Still, as democracy took some root, the authority of elected members of the Diet increased, and gradually became more accepted. Thus, members of the ruling party began attempting to intervene in the bureaucratic decision-making processes, and achieved some success. As a result of that success, the central organization of the ruling party has grown; it is now called a "second government." (To make arrangements between the cabinet and the ruling party, a meeting known as the Government and the Ruling Parties' Coordination Session is held.) The top official of the executive branch is the prime minister, and the parliamentary principle of naming the head of the ruling party prime minister is still maintained. Often, however, it is difficult for the prime minister to take a leadership position in the policy-making processes of the cabinet. During last year's deliberations on administrative reforms, for example, the prime minister's ability to actually propose agendas to the cabinet meeting was discussed. Moreover, the ruling party has a decentralized structure that encompasses the powerful Policy Affairs Research Council, which consists of committees differentiated by policy areas. The General Council is the supreme decision-making organization. Furthermore, the party leader who has been named prime minister is not usually involved in the ruling party's decision-making process. In short, the policy-making process in Japan has doubled. But in both processes, the principle of top-level integration does not come into play.

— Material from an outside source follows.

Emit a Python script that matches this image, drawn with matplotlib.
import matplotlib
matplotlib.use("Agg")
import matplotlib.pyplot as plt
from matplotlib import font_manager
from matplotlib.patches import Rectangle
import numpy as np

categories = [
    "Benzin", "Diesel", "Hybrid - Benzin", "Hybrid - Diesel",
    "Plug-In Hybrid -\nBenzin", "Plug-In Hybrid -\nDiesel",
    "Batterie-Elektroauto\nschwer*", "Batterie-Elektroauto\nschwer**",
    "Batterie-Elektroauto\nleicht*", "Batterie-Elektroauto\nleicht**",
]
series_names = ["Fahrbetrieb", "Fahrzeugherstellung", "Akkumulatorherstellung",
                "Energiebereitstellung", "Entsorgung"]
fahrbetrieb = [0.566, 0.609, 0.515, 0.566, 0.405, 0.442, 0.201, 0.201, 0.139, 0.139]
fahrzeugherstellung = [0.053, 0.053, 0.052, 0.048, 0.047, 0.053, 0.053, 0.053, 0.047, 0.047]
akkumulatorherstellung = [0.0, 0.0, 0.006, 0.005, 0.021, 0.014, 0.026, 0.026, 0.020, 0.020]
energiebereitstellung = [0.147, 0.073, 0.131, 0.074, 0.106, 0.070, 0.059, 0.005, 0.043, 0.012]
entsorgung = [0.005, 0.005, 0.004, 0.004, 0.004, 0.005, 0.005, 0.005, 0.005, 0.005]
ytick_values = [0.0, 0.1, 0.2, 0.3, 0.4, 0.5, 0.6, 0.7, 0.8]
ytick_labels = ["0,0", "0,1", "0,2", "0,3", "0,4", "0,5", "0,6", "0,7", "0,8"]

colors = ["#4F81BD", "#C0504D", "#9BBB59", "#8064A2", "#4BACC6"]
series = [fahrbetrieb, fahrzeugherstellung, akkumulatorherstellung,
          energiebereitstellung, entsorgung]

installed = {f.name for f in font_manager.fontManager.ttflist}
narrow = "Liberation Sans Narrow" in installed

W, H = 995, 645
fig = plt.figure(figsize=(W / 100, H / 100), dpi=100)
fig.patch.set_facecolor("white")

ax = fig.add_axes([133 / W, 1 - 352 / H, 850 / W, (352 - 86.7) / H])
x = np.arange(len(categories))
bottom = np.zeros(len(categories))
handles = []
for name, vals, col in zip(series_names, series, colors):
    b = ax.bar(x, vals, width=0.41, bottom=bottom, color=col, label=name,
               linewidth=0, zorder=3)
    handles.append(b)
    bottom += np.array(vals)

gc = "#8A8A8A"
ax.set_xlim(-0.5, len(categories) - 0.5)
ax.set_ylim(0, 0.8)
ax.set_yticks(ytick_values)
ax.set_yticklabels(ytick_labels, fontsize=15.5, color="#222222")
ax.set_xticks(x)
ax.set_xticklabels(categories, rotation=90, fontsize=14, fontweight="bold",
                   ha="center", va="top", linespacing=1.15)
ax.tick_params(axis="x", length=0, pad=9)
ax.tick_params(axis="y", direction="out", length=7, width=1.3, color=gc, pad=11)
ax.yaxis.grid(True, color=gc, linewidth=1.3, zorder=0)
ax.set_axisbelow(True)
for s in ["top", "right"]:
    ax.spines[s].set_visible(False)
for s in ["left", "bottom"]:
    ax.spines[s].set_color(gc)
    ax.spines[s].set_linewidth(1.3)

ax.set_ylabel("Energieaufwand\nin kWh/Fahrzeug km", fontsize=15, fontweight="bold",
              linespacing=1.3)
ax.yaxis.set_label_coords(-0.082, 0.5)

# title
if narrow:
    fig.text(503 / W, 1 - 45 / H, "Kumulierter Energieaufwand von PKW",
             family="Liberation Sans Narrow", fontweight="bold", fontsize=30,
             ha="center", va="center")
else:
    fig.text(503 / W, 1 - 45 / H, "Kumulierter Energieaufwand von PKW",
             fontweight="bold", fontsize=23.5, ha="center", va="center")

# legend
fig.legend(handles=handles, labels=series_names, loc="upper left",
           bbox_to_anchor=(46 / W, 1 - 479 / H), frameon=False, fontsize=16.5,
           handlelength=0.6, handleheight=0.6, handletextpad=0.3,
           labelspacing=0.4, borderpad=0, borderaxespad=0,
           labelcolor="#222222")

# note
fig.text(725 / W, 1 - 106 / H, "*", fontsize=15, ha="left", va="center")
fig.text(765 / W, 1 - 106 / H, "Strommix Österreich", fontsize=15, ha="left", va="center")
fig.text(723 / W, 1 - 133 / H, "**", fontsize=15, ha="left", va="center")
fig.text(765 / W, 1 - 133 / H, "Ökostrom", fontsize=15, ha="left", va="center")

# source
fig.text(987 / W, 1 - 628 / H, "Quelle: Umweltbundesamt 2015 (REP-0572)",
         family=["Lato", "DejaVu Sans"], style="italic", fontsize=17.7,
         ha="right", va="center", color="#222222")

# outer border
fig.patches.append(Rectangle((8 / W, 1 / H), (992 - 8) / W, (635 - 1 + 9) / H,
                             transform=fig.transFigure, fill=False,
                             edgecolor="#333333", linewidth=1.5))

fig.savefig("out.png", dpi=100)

On the contrary, if the ministers of state were merely the spokespersons of bureaucrats, the bureaucrats would have exhibited more control over cabinet affairs. But we must remember that elite bureaucrats do not work as one body; they are divided into various ministries that ferociously compete with one another. Thus, they do not "operate" the cabinet with unified and common goals. After all, the duties and responsibilities of elite bureaucrats regarding their own organization can be overwhelming intheir complexity. Elite bureaucrats who attempt to work beyond the scope of their assigned jobs typically get caught up in struggles with other elite bureaucrats from other ministries. To make matters worse, competition between the different ministries also acts as a brake on self-reform by bureaucrats. Those bureaucrats who attempt to downgrade or dismantle relations with industrial sectors under their jurisdiction to accommodate a more streamlined decision-making process will inevitably be attacked by bureaucrats from other ministries eager to expand their influence with officials in related organizations. Self-reform is neither easy nor straightforward, and it can quickly lead reform-minded bureaucrats into positions of serious disadvantage.
In short, individual Japanese bureaucrats are not especially powerful, nor are they a united elite class as a whole. They act in accordance with each ministry's well-organized order (for example, career-track bureaucrats are automatically promoted every two years, and bureaucrats in higher positions resign every year to give their seats to successors) and exercise power only within a solidly established order.

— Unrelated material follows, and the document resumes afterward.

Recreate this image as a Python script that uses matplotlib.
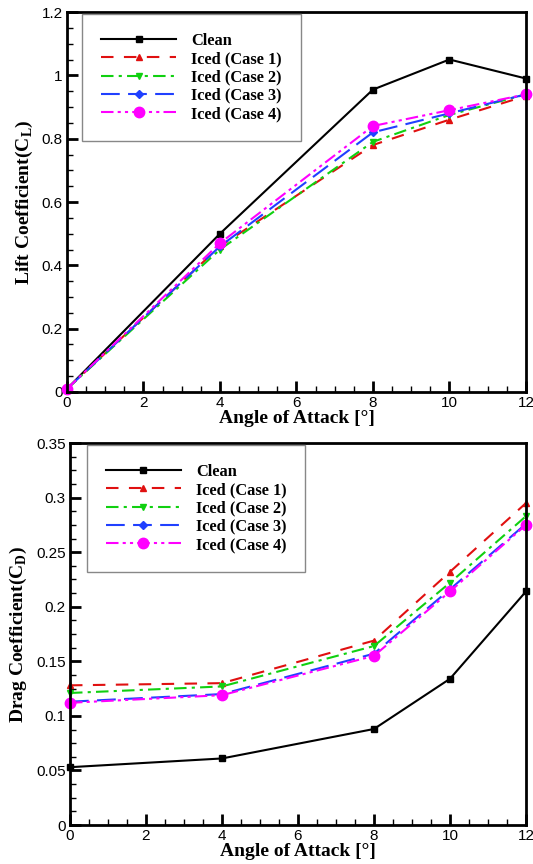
import matplotlib
matplotlib.use("Agg")
import matplotlib.pyplot as plt
from matplotlib.ticker import MultipleLocator, FuncFormatter

aoa = [0, 4, 8, 10, 12]
labels = ["Clean", "Iced (Case 1)", "Iced (Case 2)", "Iced (Case 3)", "Iced (Case 4)"]

cl_clean = [0.01, 0.50, 0.955, 1.05, 0.99]
cl_case1 = [0.01, 0.46, 0.78, 0.86, 0.935]
cl_case2 = [0.01, 0.45, 0.79, 0.875, 0.94]
cl_case3 = [0.01, 0.46, 0.82, 0.88, 0.94]
cl_case4 = [0.01, 0.47, 0.84, 0.89, 0.94]

cd_clean = [0.053, 0.061, 0.088, 0.134, 0.214]
cd_case1 = [0.128, 0.130, 0.169, 0.232, 0.295]
cd_case2 = [0.121, 0.127, 0.164, 0.222, 0.283]
cd_case3 = [0.113, 0.120, 0.157, 0.216, 0.276]
cd_case4 = [0.112, 0.119, 0.155, 0.214, 0.275]

styles = [
    dict(color="black", linestyle="-", marker="s", markersize=4.5),
    dict(color="#e01010", linestyle=(0, (6, 5)), marker="^", markersize=5),
    dict(color="#10d010", linestyle=(0, (6, 2.5, 1.5, 2.5)), marker="v", markersize=5),
    dict(color="#2040ff", linestyle=(0, (9, 4)), marker="D", markersize=4),
    dict(color="#ff00ff", linestyle=(0, (6, 2, 1.5, 2, 1.5, 2)), marker="o", markersize=7.5),
]

serif = ["Liberation Serif", "DejaVu Serif"]
sans = ["Liberation Sans", "DejaVu Sans"]

fig = plt.figure(figsize=(5.33, 8.64), dpi=100)
ax1 = fig.add_axes([0.1257, 0.5463, 0.861, 0.4398])
ax2 = fig.add_axes([0.1313, 0.0451, 0.8555, 0.4421])

def fmt_general(v, pos):
    return ("%.2f" % v).rstrip("0").rstrip(".")

def style_axes(ax, ymax, ymaj, ymin, ylabel, leg_anchor):
    ax.set_xlim(0, 12)
    ax.set_ylim(0, ymax)
    ax.xaxis.set_major_locator(MultipleLocator(2))
    ax.xaxis.set_minor_locator(MultipleLocator(0.5))
    ax.yaxis.set_major_locator(MultipleLocator(ymaj))
    ax.yaxis.set_minor_locator(MultipleLocator(ymin))
    ax.yaxis.set_major_formatter(FuncFormatter(fmt_general))
    ax.tick_params(which="major", direction="in", length=8, width=2, labelsize=11, pad=3)
    ax.tick_params(which="minor", direction="in", length=4, width=1)
    for lab in ax.get_xticklabels() + ax.get_yticklabels():
        lab.set_family(sans)
    for sp in ax.spines.values():
        sp.set_linewidth(2)
    ax.set_xlabel("Angle of Attack [°]", family=serif, fontweight="bold", fontsize=14, labelpad=0)
    ax.set_ylabel(ylabel, family=serif, fontweight="bold", fontsize=14, labelpad=5)
    leg = ax.legend(loc="upper left", bbox_to_anchor=leg_anchor, borderaxespad=0,
                    fancybox=False, edgecolor="#888888", framealpha=1,
                    handlelength=4.6, handletextpad=0.9,
                    labelspacing=0.14, borderpad=1.15,
                    prop=dict(family=serif, weight="bold", size=11.8))
    leg.get_frame().set_linewidth(1)

for ys, st, lab in zip([cl_clean, cl_case1, cl_case2, cl_case3, cl_case4], styles, labels):
    ax1.plot(aoa, ys, linewidth=1.5, label=lab, clip_on=False, **st)
for ys, st, lab in zip([cd_clean, cd_case1, cd_case2, cd_case3, cd_case4], styles, labels):
    ax2.plot(aoa, ys, linewidth=1.5, label=lab, clip_on=False, **st)

style_axes(ax1, 1.2, 0.2, 0.05, r"Lift Coefficient(C$_\mathregular{L}$)", (0.033, 0.995))
style_axes(ax2, 0.35, 0.05, 0.0125, r"Drag Coefficient(C$_\mathregular{D}$)", (0.037, 0.995))

fig.savefig("out.png", dpi=100)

Bureaucrats Alone Cannot Solve the Dilemma:
Politicians Must Take the Initiative
As such, authority is distributed in a dispersed manner. Therefore, when politicians and bureaucrats are both involved in policy-making, it is difficult to coordinate their actions as a whole without applying basic principles of organization. In the current system, every policy proposal is recognized and treated as an actual proposal only when the responsible ministry for it has been determined. Furthermore, until the department in charge is specified within the ministry, the necessary procedures of policy-making cannot be carried out. A policy draft will be examined first in the "bottom" sections at the ministry; if it passes muster, it then makes its way upward into the upper sections, and finally to the top. It is by this process that the draft will be authorized and finally become an officially approved policy of the organization. In this way, a policy draft will be approved first by the ministry, then by the cabinet, and finally by the Diet, where it is officially adopted as government policy.
As can easily be imagined, however, disputes of all kinds emerge throughout this process. For example, when determining the ministry in charge of a certain policy, several ministries confront one another in the process of "agenda setting." Furthermore, bureaucrats sometimes get involved (or even participate) in the activities of politicians, as seen in such customs as the gosetsumei (in which bureaucrats give lectures to the politicians concerning administration, but occasionally provide them with "insider" valuable information. This is because they scheme to make the politicians advocate policies that are beneficial for their ministry). At the same time, politicians get involved in ministry activities by proposing recommendations to the bureaucrats. Given these circumstances, there is simply no way around the adjustment of interests within the ministries. In some cases, disputes fought between politicians are in reality confrontations between ministries, which often send politicians as their representatives and force them to argue in their favor. One fact is clear: Those who take part in the process of policy-making must base their actions on the question, "How should the next procedure be carried out?"
Adjustments can be (and are) made in various ways, but the Japanese government offers one opportunity--probably the only one--which all kinds of different policy proposals can be adjusted at one time. This opportunity arises when the budget bill is established. In this process, Japan's Ministry of Finance maintains a dominant position, since it is authorized to be directly involved in the budget adjustments. In a sense, however, MOF's involvement is limited: It is allowed to reduce the amount of each respective item of the budget, which in turn leads to a reduced amount of the total budget. In other words, although the MOF has the power to decrease the total budget amount, the budget is still established based on the orders established by each ministry. Thus, a fundamental adjustment cannot be brought about. Moreover, criticism of the inefficient monetary policies the MOF has adopted has been especially harsh. As a result, ministry officials have become less interested in making adjustments; it would therefore seem that this mechanism--the establishment of the budget--is no longer effective in terms of adjusting the interests of various ministries at one time. On the other hand, a growing number of politicians are becoming individually involved in the making of actual policies. They even have a slogan: "politicians are superior." This is another reason why current policies are not in coordination with other policies.
To improve the efficiency of policy-making, it is necessary for the government to dissolve its inherent dual structure so that the cabinet can become the core organization responsible for substantial decision-making. To fulfill this goal, the myth of "the capable bureaucrats undertaking effective policy adjustments"should be buried once and for all. Furthermore, much of the criticism heaped on the bureaucrats--often made with the hope that politicians will be able to solve Japan's big problems automatically by getting rid of bureaucrats altogether--isn't helping the situation. It is necessary to explore ways to effectively utilize the bureaucrats as components of an organization. Moreover, politicians need to activate the specialized ability of bureaucrats across ministries to make better policies, not to exclude them from Japan's policy-making process.
Jun Iio is Associate Professor of Government at the National Graduate Institute for Policy Studies, in Tokyo.